- [Do this]
Everything from the first line down to the line containing "ax.set_facecolor(bg)" is to be retyped exactly, both ends included, with pictures left out.

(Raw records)
++++++++

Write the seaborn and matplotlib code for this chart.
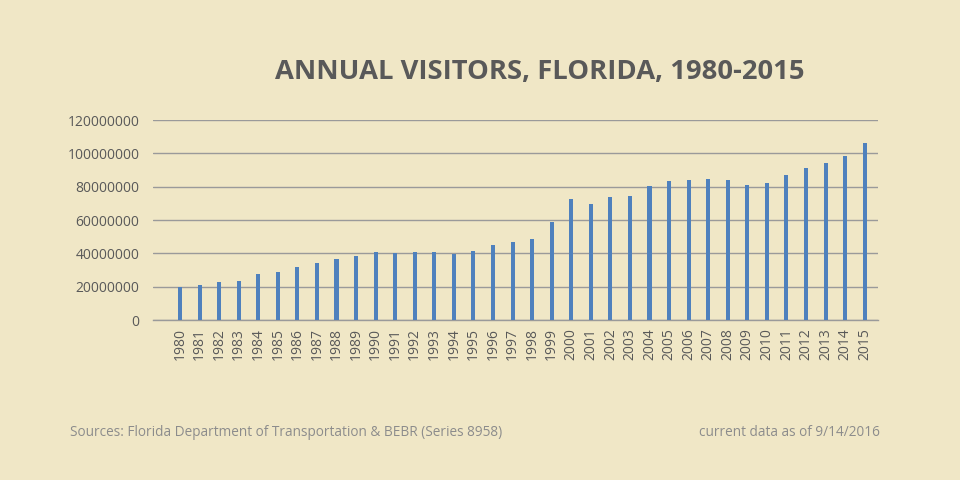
import pandas as pd
import matplotlib.pyplot as plt
import seaborn as sns

# -----------------------------
# Data
# -----------------------------
years = [str(y) for y in range(1980, 2016)]
visitors_m = [
    20.0, 21.2, 23.0, 23.6, 27.8, 29.0, 32.0, 34.4, 36.8, 38.6,
    41.0, 40.0, 41.0, 41.0, 39.8, 41.6, 45.2, 47.0, 48.8, 59.0,
    72.8, 69.8, 74.0, 74.6, 80.2, 83.6, 84.2, 84.8, 84.2, 81.2,
    82.4, 87.2, 91.4, 94.4, 98.6, 106.4,
]
y_ticks = [0, 20000000, 40000000, 60000000, 80000000, 100000000, 120000000]

df = pd.DataFrame({"Year": years, "Visitors": [v * 1e6 for v in visitors_m]})

# -----------------------------
# Style
# -----------------------------
bg = "#F0E7C6"
sns.set_style("white")
plt.rcParams["font.family"] = ["Open Sans", "DejaVu Sans"]

fig = plt.figure(figsize=(9.6, 4.8), dpi=100, facecolor=bg)
ax = fig.add_axes([153.3 / 960, 160 / 480, (877.7 - 153.3) / 960, 200 / 480])
ax.set_facecolor(bg)

sns.barplot(data=df, x="Year", y="Visitors", color="#4F81BD",
            width=0.21, saturation=1, linewidth=0, ax=ax, zorder=3)

ax.set_xlim(-1.365, 35.665)
ax.set_ylim(0, 120000000)
ax.set_yticks(y_ticks)
ax.set_yticklabels([str(t) for t in y_ticks])
ax.yaxis.grid(True, color="#9A9A9A", linewidth=1.0, zorder=0)
ax.xaxis.grid(False)

for side in ["top", "right", "left"]:
    ax.spines[side].set_visible(False)
ax.spines["bottom"].set_color("#9A9A9A")
ax.spines["bottom"].set_linewidth(1.0)

ax.tick_params(axis="y", length=0, pad=10, labelsize=10, labelcolor="#595959")
ax.tick_params(axis="x", length=0, pad=6, labelsize=10, labelcolor="#595959",
               labelrotation=90)
ax.set_xlabel("")
ax.set_ylabel("")

# -----------------------------
# Titles / notes
# -----------------------------
fig.text(540 / 960, 1 - 72 / 480, "ANNUAL VISITORS, FLORIDA, 1980-2015",
         ha="center", va="center", fontsize=19.7, fontweight="bold",
         color="#595959")
fig.text(70 / 960, 1 - 433 / 480,
         "Sources: Florida Department of Transportation & BEBR (Series 8958)",
         ha="left", va="center", fontsize=9.8, color="#8C8C8C")
fig.text(880 / 960, 1 - 433 / 480, "current data as of 9/14/2016",
         ha="right", va="center", fontsize=9.8, color="#8C8C8C")

fig.savefig("out.png", dpi=100, facecolor=bg)
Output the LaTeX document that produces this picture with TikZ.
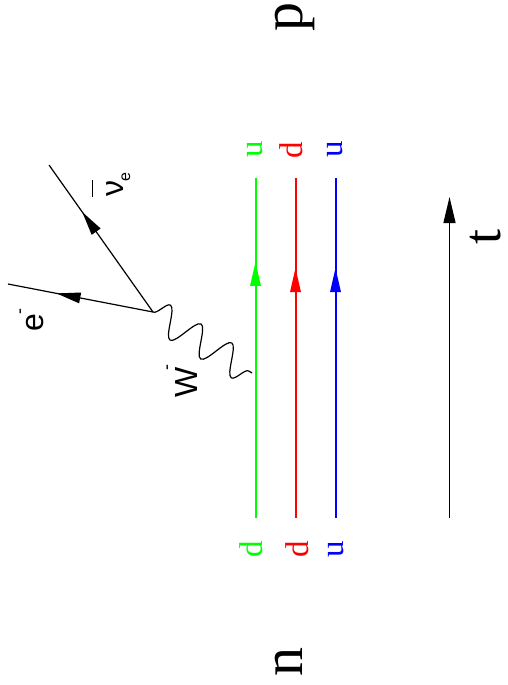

++++++++

- [Response to the task]
Write the seaborn and matplotlib code for this chart.
import pandas as pd
import matplotlib.pyplot as plt
import seaborn as sns

# -----------------------------
# Data
# -----------------------------
years = [str(y) for y in range(1980, 2016)]
visitors_m = [
    20.0, 21.2, 23.0, 23.6, 27.8, 29.0, 32.0, 34.4, 36.8, 38.6,
    41.0, 40.0, 41.0, 41.0, 39.8, 41.6, 45.2, 47.0, 48.8, 59.0,
    72.8, 69.8, 74.0, 74.6, 80.2, 83.6, 84.2, 84.8, 84.2, 81.2,
    82.4, 87.2, 91.4, 94.4, 98.6, 106.4,
]
y_ticks = [0, 20000000, 40000000, 60000000, 80000000, 100000000, 120000000]

df = pd.DataFrame({"Year": years, "Visitors": [v * 1e6 for v in visitors_m]})

# -----------------------------
# Style
# -----------------------------
bg = "#F0E7C6"
sns.set_style("white")
plt.rcParams["font.family"] = ["Open Sans", "DejaVu Sans"]

fig = plt.figure(figsize=(9.6, 4.8), dpi=100, facecolor=bg)
ax = fig.add_axes([153.3 / 960, 160 / 480, (877.7 - 153.3) / 960, 200 / 480])
ax.set_facecolor(bg)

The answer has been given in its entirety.